Des normes environnementales plus laxistes à l'étranger
De nombreuses ONG accusent en effet les grands groupes pétroliers d'appliquer des normes environnementales beaucoup plus laxistes à l'étranger que dans leur pays d'origine, ce que réfute Shell.
Ces associations demandent que soient passées des lois qui forceraient les groupes à appliquer des normes identiques, quel que soit le pays de leur activité.
Selon les Amis de la Terre, la pollution pétrolière au Nigeria est deux fois plus importante que les 5 millions de barils qui avaient été déversés dans le Golfe du Mexique en 2010 suite à la fuite causée par l'explosion de la plate-forme Deepwater Horizon du britannique BP.
Plus grand producteur de pétrole du Nigeria, Shell conteste ce chiffre et assure que la pollution est bien moindre.

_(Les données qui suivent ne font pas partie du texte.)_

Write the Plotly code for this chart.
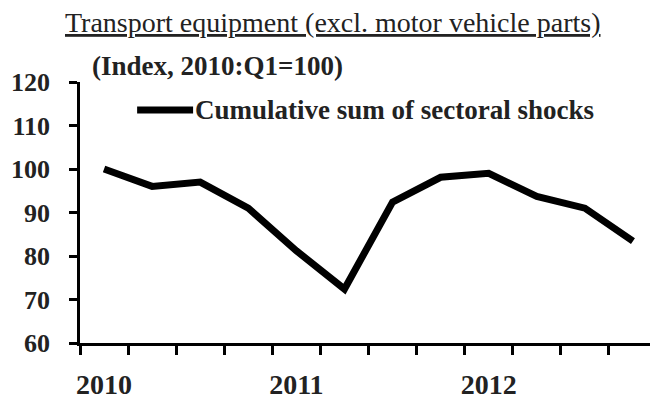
import plotly.graph_objects as go

quarters = ["2010Q1", "2010Q2", "2010Q3", "2010Q4",
            "2011Q1", "2011Q2", "2011Q3", "2011Q4",
            "2012Q1", "2012Q2", "2012Q3", "2012Q4"]
cum_shocks = [100, 96, 97, 91, 81.2, 72.4, 92.4, 98.1, 99, 93.7, 91, 83.4]
year_labels = ["2010", "2011", "2012"]
year_pos = [0.5, 4.5, 8.5]
y_ticks = [60, 70, 80, 90, 100, 110, 120]
series_name = "Cumulative sum of sectoral shocks"

xpos = [i + 0.5 for i in range(len(quarters))]

FONT = "Liberation Serif"
TXT = "#222222"

fig = go.Figure()
fig.add_trace(go.Scatter(
    x=xpos, y=cum_shocks, mode="lines", name=series_name,
    line=dict(color="black", width=7),
    hovertext=quarters, showlegend=False,
))

# legend key (line + label) drawn as in the reference
fig.add_shape(type="line", xref="paper", yref="paper",
              x0=0.099, x1=0.196, y0=0.893, y1=0.893,
              line=dict(color="black", width=7))

# page body has an 8px margin, so the figure is 8px smaller than the window
fig.update_layout(
    width=650, height=395,
    margin=dict(l=72, r=1, t=74, b=60),
    paper_bgcolor="white", plot_bgcolor="white",
    font=dict(family=FONT, color=TXT),
    xaxis=dict(range=[0, 12], showgrid=False, zeroline=False, automargin=False,
               showline=True, linecolor="black", linewidth=2.5,
               tickvals=year_pos, ticktext=["<b>%s</b>" % t for t in year_labels],
               ticks="", ticklabelstandoff=15,
               tickfont=dict(family=FONT, size=28, color=TXT),
               minor=dict(tickvals=list(range(13)), ticks="outside",
                          ticklen=9, tickwidth=2.5, tickcolor="black")),
    yaxis=dict(range=[60, 120], showgrid=False, zeroline=False, automargin=False,
               showline=True, linecolor="black", linewidth=2.5,
               tickvals=y_ticks, ticktext=["<b>%d</b>" % v for v in y_ticks],
               ticks="outside", ticklen=8, tickwidth=2.5, tickcolor="black",
               ticklabelstandoff=14,
               tickfont=dict(family=FONT, size=26, color=TXT)),
    annotations=[
        dict(text="<u>Transport equipment (excl. motor vehicle parts)</u>",
             xref="paper", yref="paper", x=0.4385, y=1.0, yshift=60,
             xanchor="center", yanchor="middle", showarrow=False,
             font=dict(family=FONT, size=28, color=TXT)),
        dict(text="<b>(Index, 2010:Q1=100)</b>",
             xref="paper", yref="paper", x=0.017, y=1.0, yshift=16,
             xanchor="left", yanchor="middle", showarrow=False,
             font=dict(family=FONT, size=27, color=TXT)),
        dict(text="<b>%s</b>" % series_name,
             xref="paper", yref="paper", x=0.196, y=0.893,
             xanchor="left", yanchor="middle", showarrow=False,
             font=dict(family=FONT, size=27, color=TXT)),
    ],
)

fig.write_html("out.html")
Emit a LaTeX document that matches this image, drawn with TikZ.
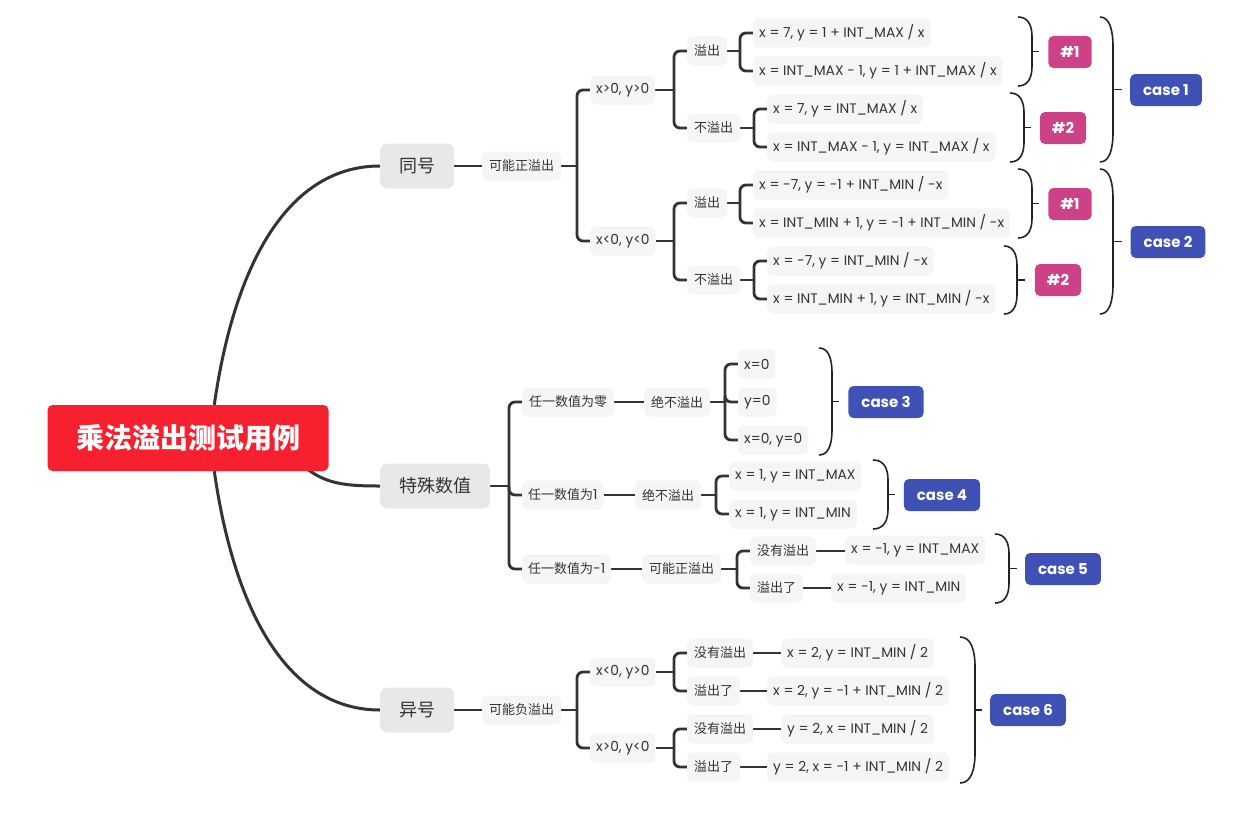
\documentclass[tikz,border=0pt]{standalone}
\usepackage{fontspec}
\setmainfont{Poppins}
\newfontfamily\cjk{Noto Sans CJK SC}
\usetikzlibrary{calc,backgrounds}
\definecolor{rootred}{HTML}{F7202F}
\definecolor{lonegray}{HTML}{E8E8E8}
\definecolor{ltwogray}{HTML}{F5F5F5}
\definecolor{txt}{HTML}{333333}
\definecolor{lnk}{HTML}{333333}
\definecolor{brc}{HTML}{222222}
\definecolor{tagmag}{HTML}{CD4287}
\definecolor{caseblue}{HTML}{3F51B5}
\newcommand{\mmlink}[2]{%
  \path ($(#2.west)+(-13pt,0pt)$) coordinate (mmj);
  \draw[conn] (#1.east) -- (#1.east -| mmj);
  \draw[conn,rounded corners=6pt] (#1.east -| mmj) |- (#2.west);}
\newcommand{\mmstraight}[2]{\draw[conn] (#1.east) -- (#1.east -| #2.west);}
\newcommand{\mmbrace}[6]{%
  \draw[sbrace] (#1,#3) .. controls ({#1+0.75*#2},#3) and ({#1+#2},{#3+0.45*#5}) .. ({#1+#2},{#3+#5}) -- ({#1+#2},{#4-#5}) .. controls ({#1+#2},{#4-0.45*#5}) and ({#1+0.75*#2},#4) .. (#1,#4);
  \draw[sbrace] ({#1+#2},{(#3+#4)/2}) -- ++(#6,0);}
\begin{document}
\begin{tikzpicture}[x=1pt,y=-1pt,
  rootbox/.style={rounded corners=5pt, fill=rootred, text=white, font=\cjk\bfseries\fontsize{28}{30}\selectfont, minimum width=281pt, minimum height=66pt, inner sep=0pt},
  lone/.style={rounded corners=7pt, fill=lonegray, text=txt, font=\cjk\fontsize{18}{20}\selectfont, minimum height=45pt, inner xsep=19pt, inner ysep=0pt, anchor=west},
  ltwo/.style={rounded corners=6pt, fill=ltwogray, text=txt, font=\fontsize{13.8}{15}\selectfont, minimum height=29pt, inner xsep=6pt, inner ysep=0pt, anchor=west},
  ltwoc/.style={ltwo, font=\cjk\fontsize{13}{15}\selectfont, inner xsep=7pt},
  tagbox/.style={rounded corners=5pt, fill=tagmag, text=white, font=\bfseries\fontsize{15}{17}\selectfont, minimum height=32pt, inner xsep=12pt, inner ysep=0pt},
  casebox/.style={rounded corners=5pt, fill=caseblue, text=white, font=\bfseries\fontsize{15}{17}\selectfont, minimum height=32pt, inner xsep=13pt, inner ysep=0pt},
  conn/.style={line width=2.8pt, draw=lnk},
  mcurve/.style={line width=3pt, draw=lnk},
  sbrace/.style={line width=1.6pt, draw=brc}]
\useasboundingbox (0,0) rectangle (1257,816);

% root and level 1
\node[rootbox] (root) at (188,438) {乘法溢出测试用例};
\node[lone] (th) at (380,166) {同号};
\node[lone] (ts) at (380,486) {特殊数值};
\node[lone] (yh) at (380,710) {异号};

% 同号 branch
\node[ltwoc] (a) at (482,166) {可能正溢出};
\node[ltwo] (a1) at (590,90) {x>0, y>0};
\node[ltwo] (a2) at (590,241) {x<0, y<0};
\node[ltwoc] (a11) at (687,51) {溢出};
\node[ltwoc] (a12) at (687,128) {不溢出};
\node[ltwoc] (a21) at (687,203) {溢出};
\node[ltwoc] (a22) at (687,280) {不溢出};
\node[ltwo] (a111) at (753,33) {x = 7, y = 1 + INT\_MAX / x};
\node[ltwo] (a112) at (753,71) {x = INT\_MAX - 1, y = 1 + INT\_MAX / x};
\node[ltwo] (a121) at (767,109) {x = 7, y = INT\_MAX / x};
\node[ltwo] (a122) at (767,147) {x = INT\_MAX - 1, y = INT\_MAX / x};
\node[ltwo] (a211) at (753,185) {x = -7, y = -1 + INT\_MIN / -x};
\node[ltwo] (a212) at (753,223) {x = INT\_MIN + 1, y = -1 + INT\_MIN / -x};
\node[ltwo] (a221) at (767,261) {x = -7, y = INT\_MIN / -x};
\node[ltwo] (a222) at (767,299) {x = INT\_MIN + 1, y = INT\_MIN / -x};
\node[tagbox] (t1) at (1070,52) {\#1};
\node[tagbox] (t2) at (1063,128) {\#2};
\node[tagbox] (t3) at (1070,204) {\#1};
\node[tagbox] (t4) at (1058,280) {\#2};
\node[casebox] (c1) at (1166,90) {case 1};
\node[casebox] (c2) at (1168,242) {case 2};

% 特殊数值 branch
\node[ltwoc] (b1) at (522,402) {任一数值为零};
\node[ltwoc] (b1a) at (644,402) {绝不溢出};
\node[ltwo] (b1x) at (738,364) {x=0};
\node[ltwo] (b1y) at (738,402) {y=0};
\node[ltwo] (b1z) at (738,440) {x=0, y=0};
\node[casebox] (c3) at (886,402) {case 3};
\node[ltwo] (b2) at (522,495) {{\cjk\fontsize{13}{15}\selectfont 任一数值为}1};
\node[ltwoc] (b2a) at (635,495) {绝不溢出};
\node[ltwo] (b2x) at (729,476) {x = 1, y = INT\_MAX};
\node[ltwo] (b2y) at (729,514) {x = 1, y = INT\_MIN};
\node[casebox] (c4) at (942,495) {case 4};
\node[ltwo] (b3) at (522,569) {{\cjk\fontsize{13}{15}\selectfont 任一数值为}-1};
\node[ltwoc] (b3a) at (642,569) {可能正溢出};
\node[ltwoc] (b31) at (750,551) {没有溢出};
\node[ltwoc] (b32) at (750,588) {溢出了};
\node[ltwo] (b311) at (845,550) {x = -1, y = INT\_MAX};
\node[ltwo] (b321) at (831,588) {x = -1, y = INT\_MIN};
\node[casebox] (c5) at (1063,569) {case 5};

% 异号 branch
\node[ltwoc] (d) at (482,710) {可能负溢出};
\node[ltwo] (d1) at (590,672) {x<0, y>0};
\node[ltwo] (d2) at (590,748) {x>0, y<0};
\node[ltwoc] (d11) at (687,653) {没有溢出};
\node[ltwoc] (d12) at (687,691) {溢出了};
\node[ltwoc] (d21) at (687,729) {没有溢出};
\node[ltwoc] (d22) at (687,767) {溢出了};
\node[ltwo] (d111) at (781,653) {x = 2, y = INT\_MIN / 2};
\node[ltwo] (d121) at (767,691) {x = 2, y = -1 + INT\_MIN / 2};
\node[ltwo] (d211) at (781,729) {y = 2, x = INT\_MIN / 2};
\node[ltwo] (d221) at (767,767) {y = 2, x = -1 + INT\_MIN / 2};
\node[casebox] (c6) at (1028,710) {case 6};

\begin{scope}[on background layer]
% main curves
\draw[mcurve] ([xshift=167pt]root.north west) .. controls (235,260) and (290,166) .. (th.west);
\draw[mcurve] ([xshift=167pt]root.south west) .. controls (235,616) and (290,710) .. (yh.west);
\draw[mcurve] ([xshift=-25pt,yshift=5pt]root.south east) .. controls (325,484) and (345,486) .. (ts.west);
% 同号
\mmstraight{th}{a}
\mmlink{a}{a1} \mmlink{a}{a2}
\mmlink{a1}{a11} \mmlink{a1}{a12}
\mmlink{a2}{a21} \mmlink{a2}{a22}
\mmlink{a11}{a111} \mmlink{a11}{a112}
\mmlink{a12}{a121} \mmlink{a12}{a122}
\mmlink{a21}{a211} \mmlink{a21}{a212}
\mmlink{a22}{a221} \mmlink{a22}{a222}
% 特殊数值
\mmlink{ts}{b1} \mmlink{ts}{b2} \mmlink{ts}{b3}
\mmstraight{b1}{b1a}
\mmlink{b1a}{b1x} \mmlink{b1a}{b1y} \mmlink{b1a}{b1z}
\mmstraight{b2}{b2a}
\mmlink{b2a}{b2x} \mmlink{b2a}{b2y}
\mmstraight{b3}{b3a}
\mmlink{b3a}{b31} \mmlink{b3a}{b32}
\mmstraight{b31}{b311}
\mmstraight{b32}{b321}
% 异号
\mmstraight{yh}{d}
\mmlink{d}{d1} \mmlink{d}{d2}
\mmlink{d1}{d11} \mmlink{d1}{d12}
\mmlink{d2}{d21} \mmlink{d2}{d22}
\mmstraight{d11}{d111}
\mmstraight{d12}{d121}
\mmstraight{d21}{d211}
\mmstraight{d22}{d221}
\end{scope}

% summary braces
\mmbrace{1018}{14}{17}{86}{20}{7}
\mmbrace{1010}{14}{93}{162}{20}{7}
\mmbrace{1100}{13}{17}{162}{30}{9}
\mmbrace{1018}{14}{169}{238}{20}{7}
\mmbrace{1004}{13}{246}{314}{20}{8}
\mmbrace{1100}{13}{169}{314}{30}{9}
\mmbrace{819}{13}{348}{455}{25}{7}
\mmbrace{873}{15}{460}{529}{20}{7}
\mmbrace{995}{14}{534}{603}{20}{8}
\mmbrace{960}{15}{637}{783}{30}{7}
\end{tikzpicture}
\end{document}
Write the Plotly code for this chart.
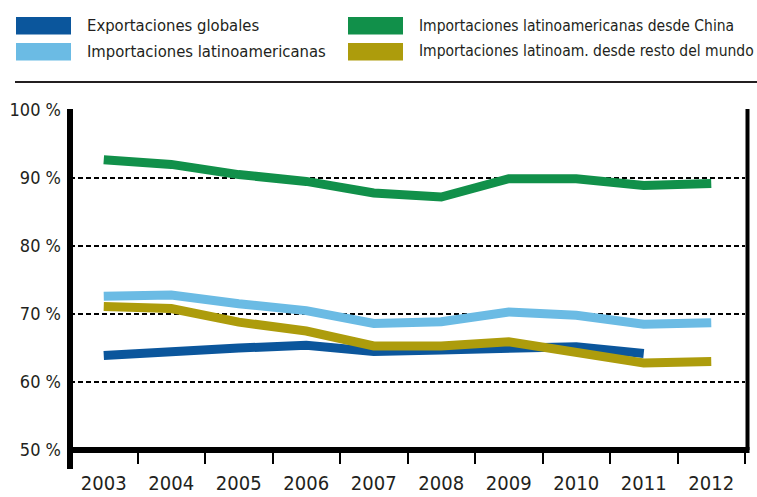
import plotly.graph_objects as go

# Series data (% shares), 2003-2012
years = ["2003", "2004", "2005", "2006", "2007", "2008", "2009", "2010", "2011", "2012"]
exportaciones_globales = [63.9, 64.6, 65.0, 65.4, 64.5, 64.7, 65.0, 65.2, 64.2, None]
import_latam = [72.6, 72.8, 71.5, 70.5, 68.6, 68.85, 70.3, 69.8, 68.5, 68.7]
import_latam_china = [92.7, 92.0, 90.5, 89.5, 87.8, 87.2, 89.9, 89.9, 88.9, 89.2]
import_latam_resto = [71.1, 70.8, 68.8, 67.5, 65.3, 65.3, 65.9, 64.5, 62.8, 63.0]

y_ticks = [50, 60, 70, 80, 90, 100]
y_tick_labels = ["50 %", "60 %", "70 %", "80 %", "90 %", "100 %"]

names = [
    "Exportaciones globales",
    "Importaciones latinoamericanas",
    "Importaciones latinoamericanas desde China",
    "Importaciones latinoam. desde resto del mundo",
]
colors = {
    "exp": "#0b569c",
    "lat": "#6bbbe4",
    "chn": "#11904a",
    "rest": "#ad9c0c",
}

FONT = "DejaVu Sans Condensed, DejaVu Sans, sans-serif"
LW = 9

fig = go.Figure()
# drawing order: green, light blue, dark blue, olive (olive sits over dark blue)
for vals, key in [
    (import_latam_china, "chn"),
    (import_latam, "lat"),
    (exportaciones_globales, "exp"),
    (import_latam_resto, "rest"),
]:
    fig.add_trace(go.Scatter(
        x=years, y=vals, mode="lines",
        line=dict(color=colors[key], width=LW),
        showlegend=False, connectgaps=False, hoverinfo="skip",
    ))

W, H = 757, 497
L, R, T, B = 70, 12, 110, 47
pw = W - L - R
ph = H - T - B

fig.update_layout(
    width=W, height=H,
    margin=dict(l=L, r=R, t=T, b=B),
    paper_bgcolor="white", plot_bgcolor="white",
    font=dict(family=FONT, color="#231f20"),
    xaxis=dict(
        type="category", range=[-0.5, 9.5], automargin=False,
        tickson="boundaries", ticks="outside", ticklen=13, tickwidth=2,
        tickcolor="black", showgrid=False, showline=False, zeroline=False,
        ticklabelstandoff=19,
        tickfont=dict(size=20, family=FONT, color="#231f20"),
    ),
    yaxis=dict(
        range=[50, 100], tickvals=y_ticks, ticktext=y_tick_labels, automargin=False,
        showgrid=True, gridcolor="black", gridwidth=1.5, griddash="5px,3px",
        showline=False, zeroline=False, ticks="",
        ticklabelstandoff=8,
        tickfont=dict(size=18, family=FONT, color="#231f20"),
    ),
)

# axis frame: thick left and bottom lines, right border
px = lambda p: p / pw
py = lambda p: p / ph
fig.add_shape(type="line", xref="paper", yref="paper",
              x0=0, x1=0, y0=1 + py(1), y1=-py(19),
              line=dict(color="black", width=6))
fig.add_shape(type="line", xref="paper", yref="paper",
              x0=-px(3), x1=1 + px(4.5), y0=0, y1=0,
              line=dict(color="black", width=6))
fig.add_shape(type="line", xref="paper", yref="paper",
              x0=1 + px(2.5), x1=1 + px(2.5), y0=0, y1=1 + py(1),
              line=dict(color="black", width=4))

# legend block above the plot, with a rule underneath
legend_items = [
    (names[0], colors["exp"], 16, 17, 16.5),
    (names[1], colors["lat"], 16, 43, 16.5),
    (names[2], colors["chn"], 348, 17, 15.5),
    (names[3], colors["rest"], 348, 43, 15.5),
]
to_px_x = lambda x: (x - L) / pw
to_px_y = lambda y: 1 - (y - T) / ph
for text, col, x0, y0, fs in legend_items:
    fig.add_shape(type="rect", xref="paper", yref="paper",
                  x0=to_px_x(x0), x1=to_px_x(x0 + 55),
                  y0=to_px_y(y0), y1=to_px_y(y0 + 17.5),
                  fillcolor=col, line=dict(width=0))
    fig.add_annotation(xref="paper", yref="paper",
                       x=to_px_x(x0 + 69), y=to_px_y(y0 + 8.5),
                       text=text, showarrow=False, xanchor="left", yanchor="middle",
                       font=dict(size=fs, family=FONT, color="#231f20"))

fig.add_shape(type="line", xref="paper", yref="paper",
              x0=to_px_x(15), x1=to_px_x(757), y0=to_px_y(82), y1=to_px_y(82),
              line=dict(color="#231f20", width=2))

fig.write_html("out.html")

Il affirme en outre que les fuites résultent de sabotages à grande échelle.
En 2011, une enquête de l'ONU avait conclu que la pollution pétrolière dans l'Ogoniland, région du delta du Niger, pourrait nécessiter l'opération de nettoyage la plus vaste jamais entreprise au monde, d'une durée de 25 à 30 ans.
Dans une autre affaire initiée en Grande-Bretagne, Shell a trouvé un accord avec 15 000 plaignants : le géant pétrolier va payer 75 millions d'euros aux habitants d'un village, Bodo, et a promis de nettoyer les dégâts causés par deux fuites de pétrole.